Hamermesh acknowledged that it’s fairly easy for him to quit over this since he was already transitioning into retirement. “It’s low-cost to me, although I am giving up some money I would’ve gotten, but for anybody else to do it it’d be really difficult because they’d have careers they’re in the middle of.”
He added he has already heard from one concerned Connecticut mother whose high-school daughter is no longer considering attending UT because she is afraid of the concealed-carry law.

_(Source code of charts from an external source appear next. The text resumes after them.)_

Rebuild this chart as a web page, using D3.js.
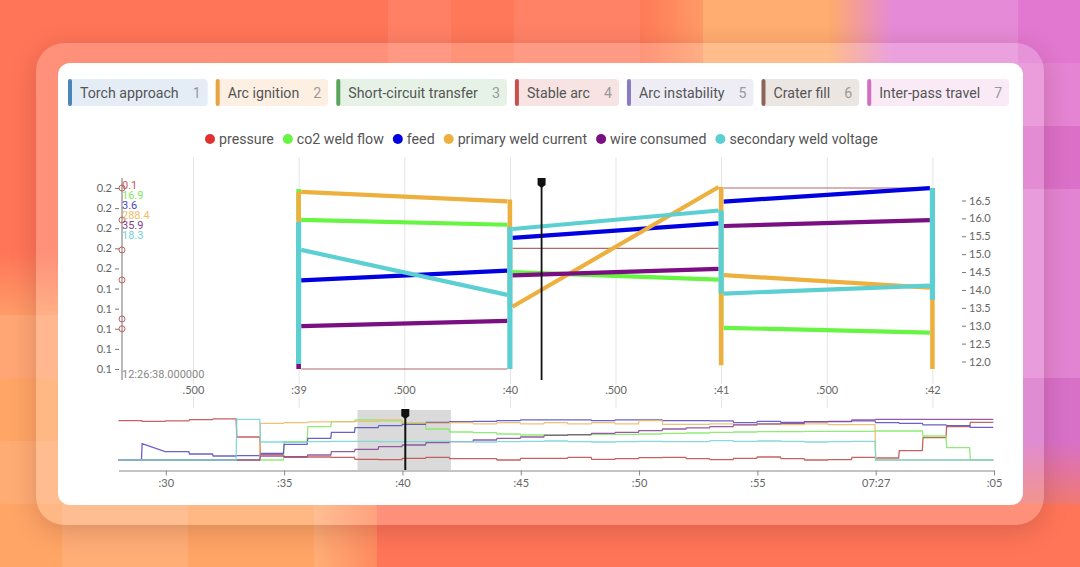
<!DOCTYPE html>
<html>
<head>
<meta charset="utf-8">
<script src="https://cdnjs.cloudflare.com/ajax/libs/d3/7.8.5/d3.min.js"></script>
<style>
  html, body { margin: 0; padding: 0; width: 1080px; height: 567px; overflow: hidden; background: #ff7558; }
  svg { position: absolute; left: 0; top: 0; }
  #frame { position: absolute; left: 36px; top: 43px; width: 1008px; height: 482px; border-radius: 28px;
           background: rgba(255,255,255,.2); box-shadow: 0 6px 26px rgba(90,30,30,.22); }
  #card { position: absolute; left: 58px; top: 63px; width: 965px; height: 442px; border-radius: 12px; background: #fff; }
  text { font-family: Roboto, sans-serif; }
  .tick text { fill: #666; font-size: 11px; font-family: Lato, sans-serif; }
</style>
</head>
<body>
<svg id="bg" width="1080" height="567"></svg>
<div id="frame"></div>
<div id="card"></div>
<svg id="chart" width="1080" height="567"></svg>
<script>
// background tiles, only the ones around the card can be seen
var tileTop = ['#ff7558','#ff7558','#ff7558','#ff7558','#ff7558','#ff7558','#ff7558','#ff8065','#ff7859','#ff8267','#ff8267','url(#gTop1)','#ffad70','#ffad70','url(#gTop2)','#e58ad6','#e58ad6','#e278d0'];
var tileBottom = ['#ffa566','#ffa566','#ffae76','#ffae76','#ffa566','#ffa566','url(#gBot)','#ff7558','#ff7558','#ff7558','#ff7558','#ff7558','#ff7558','#ff7558','#ff7558','#ff7558','#ff7558','#ff7558'];
var tileLeft = ['#ff7558','#ff7558','#ff7558','#ff7558','url(#gLeft)','#ffa674','#ffa566','#ffac74','#ffa566'];
var tileRight = ['#e278d0','#e584d2','#dc70c8','#e384d2','#e384d2','#e384d2','#d870c8','url(#gRight)','#ff7558'];

// section chips
var chipLabels = ['Torch approach','Arc ignition','Short-circuit transfer','Stable arc','Arc instability','Crater fill','Inter-pass travel'];
var chipNumbers = ['1','2','3','4','5','6','7'];
var chipColors = ['#4a86b8','#e8a33d','#58a55c','#c94f4f','#8a7cc0','#8d6458','#d070c0'];
var chipFills = ['#e4edf5','#fdf0e3','#e6f2e6','#f7e3e1','#eeecf5','#ece6e3','#f9eaf6'];

// series
var names = ['pressure','co2 weld flow','feed','primary weld current','wire consumed','secondary weld voltage'];
var colors = ['#e03030','#66f542','#0000e0','#edb03f','#7a0f82','#5ccfd2'];
var hoverLabels = ['0.1','16.9','3.6','288.4','35.9','18.3'];
var hoverColors = ['#c25a5a','#7eea5e','#4a44c4','#efbe68','#84408e','#6cd4d6'];
var hoverTime = 40.15;
var hoverMarks = [0.19,0.1741,0.1592,0.1443,0.1249,0.12];

// main view, one segment per second
var seconds = [39,40,41];
var edges = [39,40,41,42];
var pressureStart = [0.10,0.16,0.19], pressureEnd = [0.10,0.16,0.19];
var co2Start = [17.67,16.91,16.10], co2End = [17.60,16.80,16.03];
var feedStart = [3.23,3.58,3.88], feedEnd = [3.31,3.70,3.99];
var currentStart = [298.5,286.5,289.8], currentEnd = [297.5,299,288.5];
var wireStart = [34.32,35.88,37.40], wireEnd = [34.48,36.08,37.58];
var voltStart = [17.60,18.23,16.28], voltEnd = [16.24,18.79,16.52];

// vertical jumps at each second, [low, high]
var co2Jumps = [[17.67,18.12],[16.91,17.60],[16.10,16.80],[16.03,16.03]];
var currentJumps = [[280.5,298.5],[286.5,297.7],[280.4,299],[280,288.5]];
var wireJumps = [[33,33.3]];
var voltJumps = [[14.15,18.44],[14,18.29],[16.28,18.79],[16.09,19.47]];

var co2Domain = [15.5,18.15], feedDomain = [2.5,4], currentDomain = [280,299], wireDomain = [33,38.6], voltDomain = [14,19.5];

var pressureTicks = [0.19,0.18,0.17,0.16,0.15,0.14,0.13,0.12,0.11,0.10];
var pressureLabels = ['0.2','0.2','0.2','0.2','0.2','0.1','0.1','0.1','0.1','0.1'];
var rightTicks = [12,12.5,13,13.5,14,14.5,15,15.5,16,16.5];
var mainTicks = [38.5,39,39.5,40,40.5,41,41.5,42];
var mainTickLabels = ['.500',':39','.500',':40','.500',':41','.500',':42'];

// overview, height of each trace per second from :28 on
var ovStart = 28;
var ovPressure = [118,116,117,121,123,69,17,8,9,8,2,1,5,8,4,4,0,5,5,8,2,4,7,8,4,1,5,9,4,0,1,8,6,28,67,100,113];
var ovCo2 = [0,0,0,0,0,0,0,55,100,115,120,117,108,93,84,82,78,75,76,75,77,77,78,80,81,83,84,85,85,86,86,86,87,87,72,37,0];
var ovFeed = [0,49,25,18,12,13,20,47,65,83,97,103,107,113,115,116,118,120,120,120,118,120,120,118,118,117,112,116,113,115,115,117,112,110,105,103,98];
var ovCurrent = [0,0,0,0,0,0,110,112,114,115,116,120,112,110,112,108,112,108,112,108,112,108,118,107,107,108,105,107,106,108,106,106,0,0,0,0,0];
var ovWire = [0,0,0,0,0,0,12,10,15,25,32,40,45,52,55,60,65,69,74,76,80,83,88,93,96,100,105,108,110,114,116,120,122,122,122,122,122];
var ovVolt = [0,0,0,0,0,122,54,53,55,56,56,55,55,56,55,54,55,56,57,55,54,55,56,55,55,58,56,57,56,54,55,56,0,0,0,0,0];
var ovFeedRamp = {29:25};
var ovColors = ['#c25050','#84ea68','#5a50c4','#eebb66','#8a4a9a','#78d6d8'];
var ovTicks = [30,35,40,45,50,55,60,65];
var ovTickLabels = [':30',':35',':40',':45',':50',':55','07:27',':05'];
var brushRange = [38.1,42.05];

// ---------- background ----------
var bg = d3.select('#bg');
var defs = bg.append('defs');
function gradient(id, c0, c1, vertical) {
  var g = defs.append('linearGradient').attr('id',id)
    .attr('x2', vertical ? 0 : 1).attr('y2', vertical ? 1 : 0);
  g.append('stop').attr('offset',0).attr('stop-color',c0);
  g.append('stop').attr('offset',1).attr('stop-color',c1);
}
gradient('gTop1','#ff7a58','#ff9a66');
gradient('gTop2','#ffab6c','#e58ad6');
gradient('gBot','#ffae76','#ff8a60');
gradient('gLeft','#ff7558','#ff9c68',true);
gradient('gRight','#d870c8','#f07a70',true);

tileTop.forEach(function(c,i) {
  d3.range(9).forEach(function(r) {
    // the bottom row sits on a slightly different column offset
    var fill = r < 8 ? c : tileBottom[i];
    if (i < 2) fill = tileLeft[r];
    if (i == 17) fill = tileRight[r];
    bg.append('rect')
      .attr('x', (r < 8 ? -53 : -64) + i*63).attr('y', r*63)
      .attr('width', 63.5).attr('height', 63.5)
      .attr('fill', fill);
  });
});

// ---------- chart ----------
var svg = d3.select('#chart');

// chips
var chipX = 68;
chipLabels.forEach(function(label,i) {
  var g = svg.append('g').attr('transform','translate('+chipX+',79)');
  var r = g.append('rect').attr('y',0).attr('height',27).attr('rx',4).attr('fill',chipFills[i]);
  g.append('rect').attr('width',4).attr('height',27).attr('rx',2).attr('fill',chipColors[i]);
  var t = g.append('text').attr('x',12).attr('y',19).attr('font-size',14.2).attr('fill','#555').text(label);
  var tw = t.node().getComputedTextLength();
  g.append('text').attr('x',12+tw+14).attr('y',19).attr('font-size',14.2).attr('fill','#999').text(chipNumbers[i]);
  var w = 12+tw+14+7+8;
  r.attr('width',w);
  chipX += w+8;
});

// legend
var legend = svg.append('g').attr('transform','translate(205,139)');
var legendX = 5;
names.forEach(function(n,i) {
  legend.append('circle').attr('cx',legendX).attr('cy',0).attr('r',5).attr('fill',colors[i]);
  var t = legend.append('text').attr('x',legendX+9).attr('y',5).attr('font-size',14.2).attr('fill','#555').text(n);
  legendX += 9 + t.node().getComputedTextLength() + 14;
});

// main scales
var yTop = 187, yBottom = 369;
var x = d3.scaleLinear().domain([38.164,42.14]).range([122,962]);
var yPressure = d3.scaleLinear().domain([0.10,0.19]).range([369,188]);
var yRight = d3.scaleLinear().domain([12,16.5]).range([361.5,200.5]);
var yCo2 = d3.scaleLinear().domain(co2Domain).range([yBottom,yTop]);
var yFeed = d3.scaleLinear().domain(feedDomain).range([yBottom,yTop]);
var yCurrent = d3.scaleLinear().domain(currentDomain).range([yBottom,yTop]);
var yWire = d3.scaleLinear().domain(wireDomain).range([yBottom,yTop]);
var yVolt = d3.scaleLinear().domain(voltDomain).range([yBottom,yTop]);

// grid + time labels
var xAxis = svg.append('g').attr('transform','translate(0,157)')
  .call(d3.axisBottom(x).tickValues(mainTicks).tickSize(251)
    .tickFormat(function(d,i) { return mainTickLabels[i]; }));
xAxis.select('.domain').remove();
xAxis.selectAll('.tick line').attr('stroke','#e4e4e4');
xAxis.selectAll('.tick text').attr('y',229)
  .attr('stroke','#fff').attr('stroke-width',4).attr('paint-order','stroke');

// left axis
var leftAxis = svg.append('g').attr('transform','translate(119,0)')
  .call(d3.axisLeft(yPressure).tickValues(pressureTicks).tickSize(4).tickPadding(3)
    .tickFormat(function(d,i) { return pressureLabels[i]; }));
leftAxis.select('.domain').remove();
leftAxis.selectAll('.tick line').attr('stroke','#777');
svg.append('line').attr('x1',122).attr('x2',122).attr('y1',178).attr('y2',380).attr('stroke','#8a8a8a').attr('stroke-width',1.2);

// right axis
var rightAxis = svg.append('g').attr('transform','translate(962,0)')
  .call(d3.axisRight(yRight).tickValues(rightTicks).tickSize(4).tickPadding(3).tickFormat(d3.format('.1f')));
rightAxis.select('.domain').remove();
rightAxis.selectAll('.tick line').attr('stroke','#777');

// main traces
var line = d3.line().x(function(d) { return x(d[0]); }).y(function(d) { return d[1]; });

function jumps(vals, y, color, width) {
  vals.forEach(function(v,i) {
    if (v[0] == v[1]) return;
    svg.append('path').attr('d', line([[edges[i],y(v[0])],[edges[i],y(v[1])]]))
      .attr('stroke',color).attr('stroke-width',width).attr('fill','none');
  });
}
function segments(start, end, y, color, width) {
  seconds.forEach(function(s,i) {
    svg.append('path').attr('d', line([[s+0.012,y(start[i])],[s+0.988,y(end[i])]]))
      .attr('stroke',color).attr('stroke-width',width).attr('fill','none');
  });
}
segments(pressureStart, pressureEnd, yPressure, '#b06a6a', 1.2);
jumps(co2Jumps, yCo2, colors[1], 4.6);
segments(co2Start, co2End, yCo2, colors[1], 4.2);
segments(feedStart, feedEnd, yFeed, colors[2], 4.2);
jumps(currentJumps, yCurrent, colors[3], 4.6);
segments(currentStart, currentEnd, yCurrent, colors[3], 4.2);
jumps(wireJumps, yWire, colors[4], 4.6);
segments(wireStart, wireEnd, yWire, colors[4], 4.2);
jumps(voltJumps, yVolt, colors[5], 5.2);
segments(voltStart, voltEnd, yVolt, colors[5], 4.2);

// cursor
function cursor(px, top, bottom, width) {
  svg.append('line').attr('x1',px).attr('x2',px).attr('y1',top+6).attr('y2',bottom)
    .attr('stroke','#111').attr('stroke-width',width);
  svg.append('path').attr('transform','translate('+px+','+top+')')
    .attr('d','M-4,0 H4 V7 L0,10 L-4,7 Z').attr('fill','#111');
}
cursor(x(hoverTime),178,380,1.8);

// hover read-out on the left axis
svg.selectAll('circle.mark').data(hoverMarks).enter().append('circle')
  .attr('class','mark').attr('cx',122).attr('cy',function(d) { return yPressure(d); })
  .attr('r',3).attr('fill','none').attr('stroke','#c06060').attr('stroke-width',1);
hoverLabels.forEach(function(l,i) {
  svg.append('text').attr('x',122).attr('y',189+i*10).attr('font-size',11)
    .attr('fill',hoverColors[i]).text(l);
});
svg.append('text').attr('x',122).attr('y',378).attr('font-size',11).attr('fill','#888').text('12:26:38.000000');

// overview
var ovX = d3.scaleLinear().domain([ovStart,65]).range([118.5,994]);
var ovY = d3.scaleLinear().domain([0,122]).range([460,419.3]);

svg.append('rect').attr('x',ovX(brushRange[0])).attr('y',410)
  .attr('width',ovX(brushRange[1])-ovX(brushRange[0])).attr('height',60)
  .attr('fill','#dadada');

function overview(vals, color, ramp) {
  var pts = [];
  vals.forEach(function(v,i) {
    var t = ovStart+i;
    pts.push([t,v]);
    pts.push([t+0.97, ramp && ramp[t] !== undefined ? ramp[t] : v]);
  });
  svg.append('path')
    .attr('d', d3.line().x(function(d) { return ovX(d[0]); }).y(function(d) { return ovY(d[1]); })(pts))
    .attr('fill','none').attr('stroke',color).attr('stroke-width',1.3).attr('stroke-opacity',.9);
}
overview(ovPressure, ovColors[0]);
overview(ovCo2, ovColors[1]);
overview(ovFeed, ovColors[2], ovFeedRamp);
overview(ovCurrent, ovColors[3]);
overview(ovWire, ovColors[4]);
overview(ovVolt, ovColors[5]);

var ovAxis = svg.append('g').attr('transform','translate(0,470.5)')
  .call(d3.axisBottom(ovX).tickValues(ovTicks).tickSize(5).tickSizeOuter(0).tickPadding(4)
    .tickFormat(function(d,i) { return ovTickLabels[i]; }));
ovAxis.select('.domain').attr('stroke','#888').attr('stroke-width',1.2);
ovAxis.selectAll('.tick line').attr('stroke','#888');

cursor(ovX(hoverTime-0.03),409,470,2);
</script>
</body>
</html>
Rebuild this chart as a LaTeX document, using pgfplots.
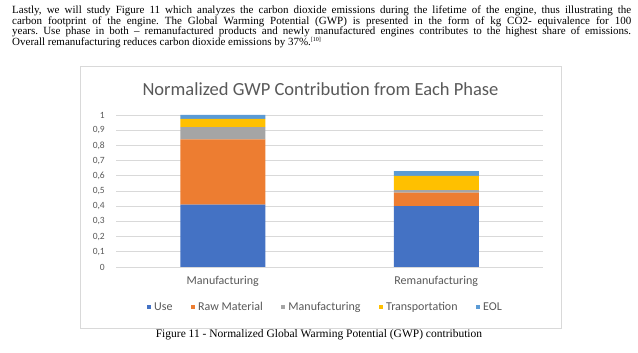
\documentclass[border=0pt]{standalone}
\usepackage{pgfplots}
\pgfplotsset{compat=1.18}
\usepackage{fontspec}
\setmainfont{Liberation Serif}
\newfontfamily\chartfont{Carlito}
\frenchspacing
\definecolor{cUse}{HTML}{4472C4}
\definecolor{cRaw}{HTML}{ED7D31}
\definecolor{cMan}{HTML}{A5A5A5}
\definecolor{cTra}{HTML}{FFC000}
\definecolor{cEol}{HTML}{5B9BD5}
\definecolor{txt}{HTML}{595959}
\definecolor{gridc}{HTML}{D9D9D9}
\begin{document}
\begin{tikzpicture}
\path[use as bounding box, fill=white] (0,0) rectangle (638pt,353pt);
% paragraph
\begin{scope}[every node/.style={anchor=base west, inner sep=0pt, font=\fontsize{11}{12}\selectfont}]
\node at (12pt,339.7pt) {\makebox[619pt][s]{Lastly, we will study Figure 11 which analyzes the carbon dioxide emissions during the lifetime of the engine, thus illustrating the}};
\node at (12pt,328.8pt) {\makebox[619pt][s]{carbon footprint of the engine. The Global Warming Potential (GWP) is presented in the form of kg CO2- equivalence for 100}};
\node at (12pt,318pt) {\makebox[619pt][s]{years. Use phase in both -- remanufactured products and newly manufactured engines contributes to the highest share of emissions.}};
\node at (12pt,307.2pt) {Overall remanufacturing reduces carbon dioxide emissions by 37\%.\textsuperscript{\fontsize{6}{6}\selectfont[10]}};
\end{scope}
% chart frame
\draw[gridc, line width=0.8pt] (80pt,25pt) rectangle (561pt,286.5pt);
% title
\node[anchor=base, inner sep=0pt, text=txt, font=\chartfont\fontsize{18.5}{20}\selectfont] at (320.5pt,257.3pt) {Normalized GWP Contribution from Each Phase};
% caption
\node[anchor=base, inner sep=0pt, font=\fontsize{11.5}{12}\selectfont] at (319pt,15.3pt) {Figure 11 - Normalized Global Warming Potential (GWP) contribution};
\begin{axis}[
  at={(116pt,86pt)}, anchor=south west,
  scale only axis, width=427pt, height=152pt,
  ybar stacked, bar width=85pt,
  xmin=0, xmax=2, ymin=0, ymax=1,
  xtick={0.5,1.5}, xticklabels={Manufacturing,Remanufacturing},
  ytick={0,0.1,0.2,0.3,0.4,0.5,0.6,0.7,0.8,0.9,1},
  major tick length=0pt,
  axis line style={draw=none},
  ymajorgrids, grid style={gridc, line width=0.7pt},
  yticklabel style={font=\chartfont\fontsize{9.5}{11}\selectfont, text=txt, inner sep=0pt, anchor=east, xshift=-11pt},
  xticklabel style={font=\chartfont\fontsize{12}{13}\selectfont, text=txt, inner sep=0pt, anchor=base, yshift=-17.3pt},
  /pgf/number format/.cd, use comma, fixed, precision=1, assume math mode=true,
  /pgfplots/.cd,
  legend columns=5,
  legend style={at={(0.49,-0.263)}, anchor=center, draw=none, fill=none,
    font=\chartfont\fontsize{12}{13}\selectfont, text=txt,
    /tikz/every even column/.append style={column sep=16pt},
    /tikz/every odd column/.append style={column sep=1pt}},
  legend image code/.code={\fill[#1] (0pt,-2.3pt) rectangle (4.6pt,2.3pt);},
  clip=false,
]
\addplot[fill=cUse, draw=none] coordinates {(0.5,0.41) (1.5,0.40)};
\addplot[fill=cRaw, draw=none] coordinates {(0.5,0.43) (1.5,0.09)};
\addplot[fill=cMan, draw=none] coordinates {(0.5,0.08) (1.5,0.015)};
\addplot[fill=cTra, draw=none] coordinates {(0.5,0.055) (1.5,0.095)};
\addplot[fill=cEol, draw=none] coordinates {(0.5,0.025) (1.5,0.03)};
\legend{Use,Raw Material,Manufacturing,Transportation,EOL}
\end{axis}
\end{tikzpicture}
\end{document}
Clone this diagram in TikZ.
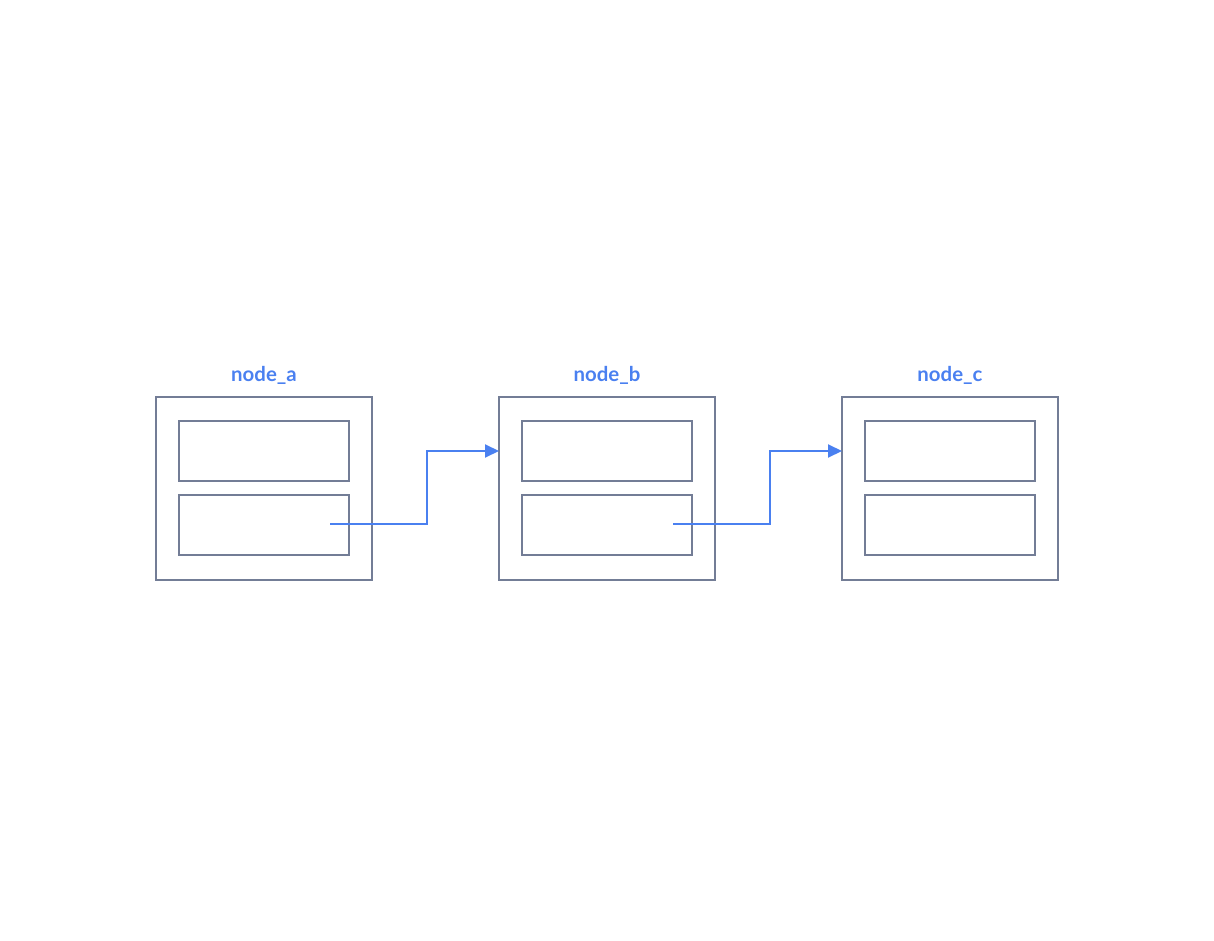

But there isn’t much of an organized network of resistance — at least not one that can rival the gun lobby, Kautzer explains. He simply hopes that faculty will become more aware of the spread of concealed-carry laws and can be prepared to fight if they disagree. Kautzer suggests that Hamermesh’s resignation is a catalyst for other faculty who don’t support concealed-carry at public schools.
“I really applaud him,” Kautzer says of Hamermesh. “Those are the kinds of things that inform everyone else around the country that this is coming to your campus soon, so you better get ready.”
“The law will make the university less good,” Hamermesh says. “Think of somebody who wants to leave his or her current job, a distinguished professor. They have lots of alternatives. This makes the university less attractive.”